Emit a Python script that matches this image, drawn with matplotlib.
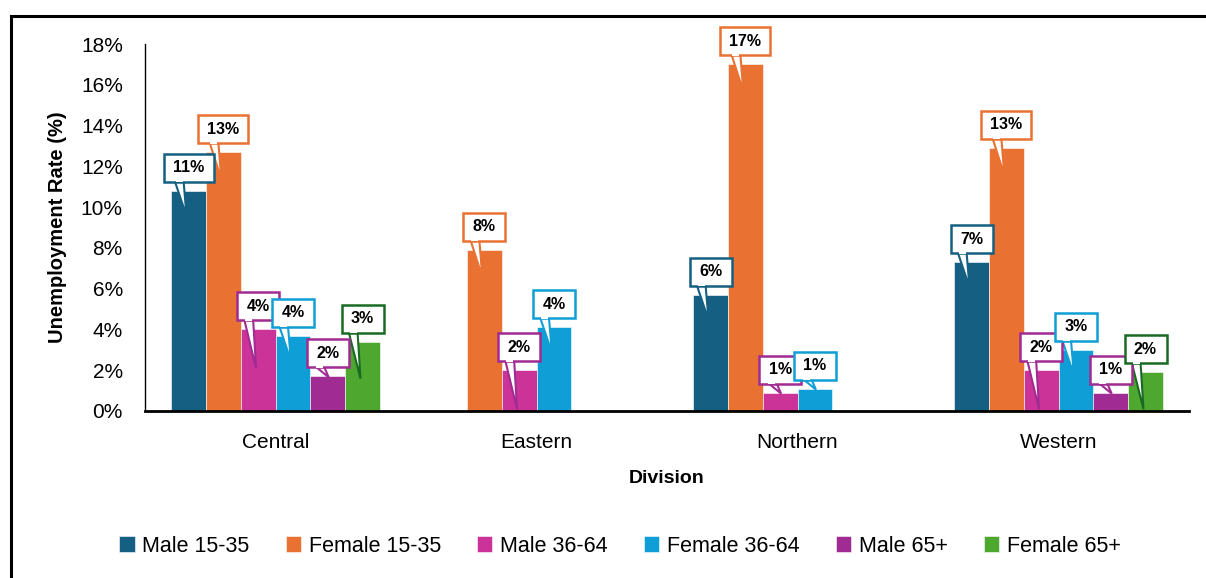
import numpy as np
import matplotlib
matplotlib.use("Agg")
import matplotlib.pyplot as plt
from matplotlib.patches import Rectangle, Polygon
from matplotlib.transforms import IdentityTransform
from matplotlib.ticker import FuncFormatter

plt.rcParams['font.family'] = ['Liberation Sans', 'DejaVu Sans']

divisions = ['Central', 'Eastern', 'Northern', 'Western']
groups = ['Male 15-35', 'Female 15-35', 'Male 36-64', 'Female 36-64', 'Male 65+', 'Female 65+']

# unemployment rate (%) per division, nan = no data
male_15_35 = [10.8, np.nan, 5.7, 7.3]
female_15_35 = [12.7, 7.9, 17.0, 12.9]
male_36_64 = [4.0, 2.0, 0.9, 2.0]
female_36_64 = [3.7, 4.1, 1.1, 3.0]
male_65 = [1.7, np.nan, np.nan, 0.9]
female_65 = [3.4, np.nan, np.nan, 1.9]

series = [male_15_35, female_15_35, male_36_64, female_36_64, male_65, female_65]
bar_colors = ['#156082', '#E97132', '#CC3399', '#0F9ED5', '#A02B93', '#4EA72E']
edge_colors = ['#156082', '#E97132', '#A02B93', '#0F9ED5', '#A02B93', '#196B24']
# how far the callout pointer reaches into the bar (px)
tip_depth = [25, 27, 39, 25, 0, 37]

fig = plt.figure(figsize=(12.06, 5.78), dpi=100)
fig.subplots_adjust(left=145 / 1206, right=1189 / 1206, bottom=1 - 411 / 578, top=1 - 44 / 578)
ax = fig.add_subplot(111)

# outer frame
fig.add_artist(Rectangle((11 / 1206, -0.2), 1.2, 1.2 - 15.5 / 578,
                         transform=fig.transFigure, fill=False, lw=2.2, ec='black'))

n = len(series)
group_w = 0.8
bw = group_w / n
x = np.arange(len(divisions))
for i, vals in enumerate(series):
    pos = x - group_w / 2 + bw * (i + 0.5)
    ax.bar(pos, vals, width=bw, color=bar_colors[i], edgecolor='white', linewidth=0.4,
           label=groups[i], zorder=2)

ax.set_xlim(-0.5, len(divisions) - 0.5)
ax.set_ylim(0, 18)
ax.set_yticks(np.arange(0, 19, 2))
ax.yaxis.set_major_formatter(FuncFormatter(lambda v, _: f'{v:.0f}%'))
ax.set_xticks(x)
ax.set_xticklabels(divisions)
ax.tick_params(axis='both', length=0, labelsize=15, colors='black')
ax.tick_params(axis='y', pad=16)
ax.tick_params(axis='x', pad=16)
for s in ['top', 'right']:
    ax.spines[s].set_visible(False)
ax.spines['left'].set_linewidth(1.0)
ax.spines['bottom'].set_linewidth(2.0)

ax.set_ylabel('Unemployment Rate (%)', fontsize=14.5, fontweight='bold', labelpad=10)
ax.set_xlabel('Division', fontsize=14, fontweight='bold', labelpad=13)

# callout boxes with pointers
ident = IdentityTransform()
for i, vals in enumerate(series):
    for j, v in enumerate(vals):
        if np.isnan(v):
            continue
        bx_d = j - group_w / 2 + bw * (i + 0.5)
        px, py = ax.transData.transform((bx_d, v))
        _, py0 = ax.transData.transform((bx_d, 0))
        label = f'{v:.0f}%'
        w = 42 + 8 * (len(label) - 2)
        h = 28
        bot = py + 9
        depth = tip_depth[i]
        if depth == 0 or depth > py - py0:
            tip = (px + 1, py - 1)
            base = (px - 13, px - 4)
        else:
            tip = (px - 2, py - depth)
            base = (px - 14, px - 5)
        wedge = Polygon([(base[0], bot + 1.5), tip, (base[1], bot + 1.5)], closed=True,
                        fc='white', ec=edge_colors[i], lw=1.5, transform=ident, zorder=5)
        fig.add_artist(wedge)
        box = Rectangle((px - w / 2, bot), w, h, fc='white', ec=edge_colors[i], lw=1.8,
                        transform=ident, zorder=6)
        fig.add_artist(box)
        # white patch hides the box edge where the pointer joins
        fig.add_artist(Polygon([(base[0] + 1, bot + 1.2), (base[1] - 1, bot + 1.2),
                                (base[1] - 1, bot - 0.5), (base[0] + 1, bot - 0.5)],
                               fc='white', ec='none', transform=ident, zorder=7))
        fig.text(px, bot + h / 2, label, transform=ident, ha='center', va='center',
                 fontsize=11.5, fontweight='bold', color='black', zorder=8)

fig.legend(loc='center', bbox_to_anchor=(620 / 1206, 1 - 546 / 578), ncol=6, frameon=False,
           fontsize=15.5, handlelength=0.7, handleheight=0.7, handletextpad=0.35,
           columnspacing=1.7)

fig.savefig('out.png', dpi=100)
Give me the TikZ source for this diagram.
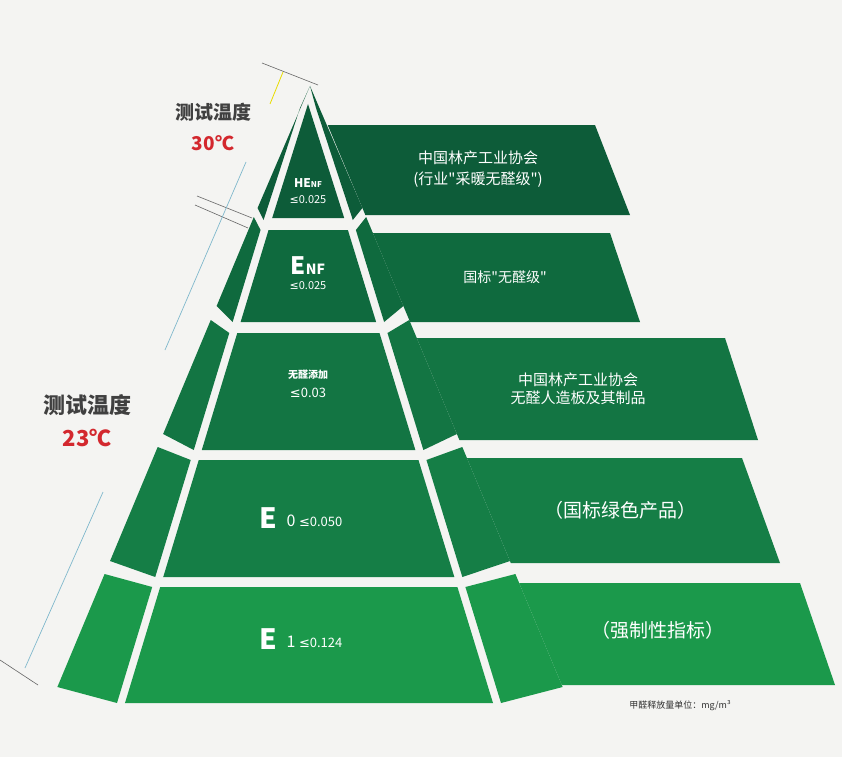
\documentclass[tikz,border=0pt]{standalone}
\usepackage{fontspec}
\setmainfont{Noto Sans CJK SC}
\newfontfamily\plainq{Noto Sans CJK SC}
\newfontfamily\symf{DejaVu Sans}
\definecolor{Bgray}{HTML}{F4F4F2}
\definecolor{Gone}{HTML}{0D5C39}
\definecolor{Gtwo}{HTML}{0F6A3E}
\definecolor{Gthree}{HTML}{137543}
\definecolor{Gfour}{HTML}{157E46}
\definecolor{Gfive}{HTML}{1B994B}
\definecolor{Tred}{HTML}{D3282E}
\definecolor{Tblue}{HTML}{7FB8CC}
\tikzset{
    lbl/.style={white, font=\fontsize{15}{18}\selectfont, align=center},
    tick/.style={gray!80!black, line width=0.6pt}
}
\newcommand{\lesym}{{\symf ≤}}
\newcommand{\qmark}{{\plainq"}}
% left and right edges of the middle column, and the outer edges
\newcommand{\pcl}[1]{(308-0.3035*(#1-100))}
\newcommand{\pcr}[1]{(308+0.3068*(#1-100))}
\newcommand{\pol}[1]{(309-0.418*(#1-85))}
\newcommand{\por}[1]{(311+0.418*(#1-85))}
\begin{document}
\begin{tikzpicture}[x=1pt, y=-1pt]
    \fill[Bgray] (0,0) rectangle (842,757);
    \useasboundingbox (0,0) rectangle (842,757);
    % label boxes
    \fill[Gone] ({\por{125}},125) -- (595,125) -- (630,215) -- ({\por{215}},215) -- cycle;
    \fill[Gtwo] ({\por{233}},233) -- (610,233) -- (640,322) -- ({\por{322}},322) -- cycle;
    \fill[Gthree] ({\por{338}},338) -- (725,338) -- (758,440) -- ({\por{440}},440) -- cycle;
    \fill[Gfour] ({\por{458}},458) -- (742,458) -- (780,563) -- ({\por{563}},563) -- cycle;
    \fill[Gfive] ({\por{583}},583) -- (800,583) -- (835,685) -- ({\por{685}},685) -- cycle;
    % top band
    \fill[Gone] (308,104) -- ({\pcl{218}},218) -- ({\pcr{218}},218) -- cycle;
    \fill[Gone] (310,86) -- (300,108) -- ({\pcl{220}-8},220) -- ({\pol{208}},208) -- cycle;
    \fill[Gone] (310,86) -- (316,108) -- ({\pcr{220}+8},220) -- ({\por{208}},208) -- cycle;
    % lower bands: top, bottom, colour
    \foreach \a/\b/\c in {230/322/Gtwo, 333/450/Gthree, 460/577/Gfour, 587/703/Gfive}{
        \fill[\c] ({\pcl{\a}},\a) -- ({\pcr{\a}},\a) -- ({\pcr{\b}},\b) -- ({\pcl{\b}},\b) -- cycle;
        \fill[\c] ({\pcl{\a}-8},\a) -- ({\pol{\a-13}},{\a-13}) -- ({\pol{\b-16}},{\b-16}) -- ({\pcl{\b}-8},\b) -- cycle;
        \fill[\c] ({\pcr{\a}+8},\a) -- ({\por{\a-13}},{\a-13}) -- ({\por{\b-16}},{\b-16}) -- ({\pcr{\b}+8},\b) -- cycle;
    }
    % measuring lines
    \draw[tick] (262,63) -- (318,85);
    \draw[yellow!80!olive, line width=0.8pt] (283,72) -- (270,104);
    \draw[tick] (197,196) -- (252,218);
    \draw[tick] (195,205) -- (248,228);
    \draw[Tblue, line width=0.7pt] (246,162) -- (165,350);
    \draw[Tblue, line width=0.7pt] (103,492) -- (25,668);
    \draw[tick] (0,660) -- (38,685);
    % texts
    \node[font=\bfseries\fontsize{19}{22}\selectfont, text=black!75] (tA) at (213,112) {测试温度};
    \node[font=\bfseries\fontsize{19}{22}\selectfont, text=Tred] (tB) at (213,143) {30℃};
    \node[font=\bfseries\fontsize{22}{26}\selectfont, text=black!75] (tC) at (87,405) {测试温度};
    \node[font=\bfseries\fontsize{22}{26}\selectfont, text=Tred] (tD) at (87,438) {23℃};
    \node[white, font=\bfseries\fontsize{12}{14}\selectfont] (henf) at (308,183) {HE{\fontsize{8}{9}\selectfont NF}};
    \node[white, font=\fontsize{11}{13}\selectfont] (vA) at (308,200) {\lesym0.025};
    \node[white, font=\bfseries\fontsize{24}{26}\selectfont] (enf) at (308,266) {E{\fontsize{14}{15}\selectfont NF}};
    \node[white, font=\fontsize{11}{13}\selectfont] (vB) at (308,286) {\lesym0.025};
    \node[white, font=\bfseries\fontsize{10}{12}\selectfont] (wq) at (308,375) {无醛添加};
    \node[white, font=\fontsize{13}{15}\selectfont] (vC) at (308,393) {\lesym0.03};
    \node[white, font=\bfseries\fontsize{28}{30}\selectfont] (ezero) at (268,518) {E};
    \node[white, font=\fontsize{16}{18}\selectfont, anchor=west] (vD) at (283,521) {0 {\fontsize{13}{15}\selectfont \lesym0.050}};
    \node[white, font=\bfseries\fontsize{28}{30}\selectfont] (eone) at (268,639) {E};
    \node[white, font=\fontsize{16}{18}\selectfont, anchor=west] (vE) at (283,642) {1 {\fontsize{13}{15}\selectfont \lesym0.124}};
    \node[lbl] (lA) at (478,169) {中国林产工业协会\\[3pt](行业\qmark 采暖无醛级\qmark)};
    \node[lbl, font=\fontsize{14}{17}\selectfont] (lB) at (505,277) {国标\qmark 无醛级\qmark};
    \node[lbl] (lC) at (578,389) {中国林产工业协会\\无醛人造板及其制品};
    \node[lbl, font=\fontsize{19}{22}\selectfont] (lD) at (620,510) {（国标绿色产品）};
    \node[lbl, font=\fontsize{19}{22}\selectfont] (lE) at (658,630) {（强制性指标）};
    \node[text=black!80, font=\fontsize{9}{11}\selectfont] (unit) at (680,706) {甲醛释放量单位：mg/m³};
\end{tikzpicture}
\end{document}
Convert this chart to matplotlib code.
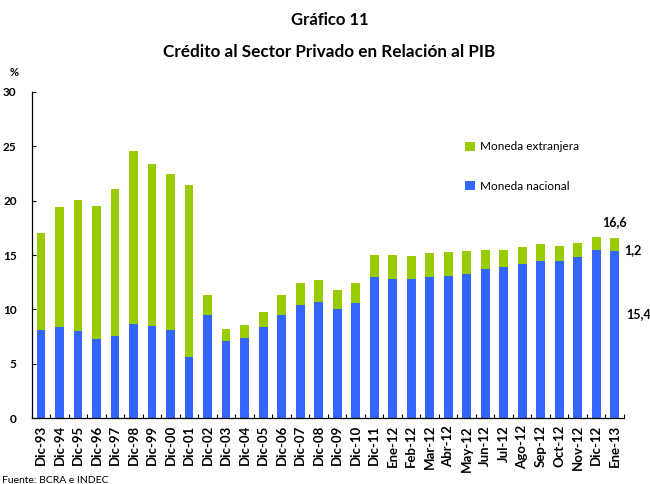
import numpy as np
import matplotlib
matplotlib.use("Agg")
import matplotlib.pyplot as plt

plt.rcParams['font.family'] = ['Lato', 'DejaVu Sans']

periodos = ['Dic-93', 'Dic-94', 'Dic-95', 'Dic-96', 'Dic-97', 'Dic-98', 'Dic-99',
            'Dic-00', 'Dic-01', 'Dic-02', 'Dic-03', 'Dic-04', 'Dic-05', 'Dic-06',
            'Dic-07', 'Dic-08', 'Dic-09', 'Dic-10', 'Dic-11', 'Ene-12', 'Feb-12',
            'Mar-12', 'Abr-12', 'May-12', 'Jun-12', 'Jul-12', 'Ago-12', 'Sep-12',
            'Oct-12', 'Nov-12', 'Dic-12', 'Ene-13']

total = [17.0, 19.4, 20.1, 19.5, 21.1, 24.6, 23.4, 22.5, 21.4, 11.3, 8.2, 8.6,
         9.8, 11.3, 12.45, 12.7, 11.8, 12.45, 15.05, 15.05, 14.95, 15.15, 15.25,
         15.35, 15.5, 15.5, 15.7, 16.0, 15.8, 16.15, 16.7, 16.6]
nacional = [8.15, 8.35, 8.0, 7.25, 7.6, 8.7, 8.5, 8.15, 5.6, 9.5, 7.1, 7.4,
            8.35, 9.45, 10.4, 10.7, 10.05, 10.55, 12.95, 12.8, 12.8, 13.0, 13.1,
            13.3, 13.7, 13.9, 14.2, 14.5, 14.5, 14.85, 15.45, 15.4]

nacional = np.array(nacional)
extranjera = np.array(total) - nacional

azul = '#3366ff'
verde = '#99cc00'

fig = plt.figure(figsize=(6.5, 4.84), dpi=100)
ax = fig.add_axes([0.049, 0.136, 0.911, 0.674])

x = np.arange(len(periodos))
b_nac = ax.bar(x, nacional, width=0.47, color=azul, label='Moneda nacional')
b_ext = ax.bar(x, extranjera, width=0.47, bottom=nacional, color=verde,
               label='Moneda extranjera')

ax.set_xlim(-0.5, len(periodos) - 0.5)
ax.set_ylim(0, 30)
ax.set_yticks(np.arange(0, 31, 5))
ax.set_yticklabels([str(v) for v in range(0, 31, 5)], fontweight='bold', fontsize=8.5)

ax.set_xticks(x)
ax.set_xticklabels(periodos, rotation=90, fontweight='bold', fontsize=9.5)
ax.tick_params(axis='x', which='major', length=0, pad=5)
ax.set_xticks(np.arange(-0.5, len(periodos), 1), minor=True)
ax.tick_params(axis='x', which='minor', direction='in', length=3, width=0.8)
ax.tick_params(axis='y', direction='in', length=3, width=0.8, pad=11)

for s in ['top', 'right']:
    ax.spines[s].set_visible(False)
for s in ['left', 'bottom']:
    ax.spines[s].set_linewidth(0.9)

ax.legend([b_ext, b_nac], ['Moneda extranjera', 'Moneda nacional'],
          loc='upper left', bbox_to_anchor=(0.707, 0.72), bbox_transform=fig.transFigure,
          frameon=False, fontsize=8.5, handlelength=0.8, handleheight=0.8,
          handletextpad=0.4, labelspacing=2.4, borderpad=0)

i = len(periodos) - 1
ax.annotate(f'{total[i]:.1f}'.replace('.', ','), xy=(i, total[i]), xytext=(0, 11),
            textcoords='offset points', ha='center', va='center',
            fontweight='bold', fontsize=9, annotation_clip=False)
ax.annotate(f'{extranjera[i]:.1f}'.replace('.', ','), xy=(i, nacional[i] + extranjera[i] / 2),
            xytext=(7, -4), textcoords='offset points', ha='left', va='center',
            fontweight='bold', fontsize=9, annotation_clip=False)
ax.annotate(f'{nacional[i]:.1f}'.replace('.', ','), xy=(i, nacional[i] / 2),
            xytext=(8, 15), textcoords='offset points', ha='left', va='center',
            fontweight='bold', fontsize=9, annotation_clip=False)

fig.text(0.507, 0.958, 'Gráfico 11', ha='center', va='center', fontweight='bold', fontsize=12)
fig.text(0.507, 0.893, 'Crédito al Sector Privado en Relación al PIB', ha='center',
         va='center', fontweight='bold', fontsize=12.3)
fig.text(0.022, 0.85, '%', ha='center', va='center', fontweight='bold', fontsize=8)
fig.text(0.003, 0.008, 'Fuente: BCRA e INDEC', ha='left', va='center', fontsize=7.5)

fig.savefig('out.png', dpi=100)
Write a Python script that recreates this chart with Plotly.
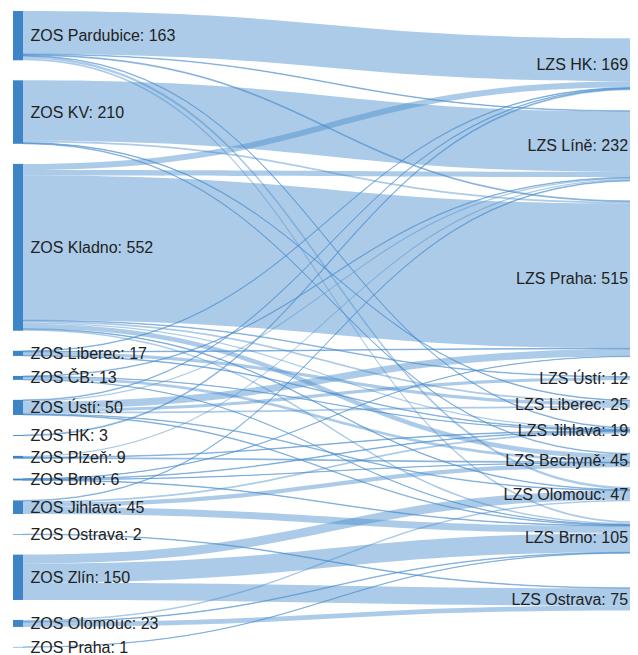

> **Written task**
Leave out the pictures. Transcribe only the lines above, from the first through the one that contains "groups = ['Male".

> **Finished exercise**
Emit a Python script that matches this image, drawn with matplotlib.
import numpy as np
import matplotlib
matplotlib.use("Agg")
import matplotlib.pyplot as plt
from matplotlib.patches import Rectangle, Polygon
from matplotlib.transforms import IdentityTransform
from matplotlib.ticker import FuncFormatter

plt.rcParams['font.family'] = ['Liberation Sans', 'DejaVu Sans']

divisions = ['Central', 'Eastern', 'Northern', 'Western']
groups = ['Male 15-35', 'Female 15-35', 'Male 36-64', 'Female 36-64', 'Male 65+', 'Female 65+']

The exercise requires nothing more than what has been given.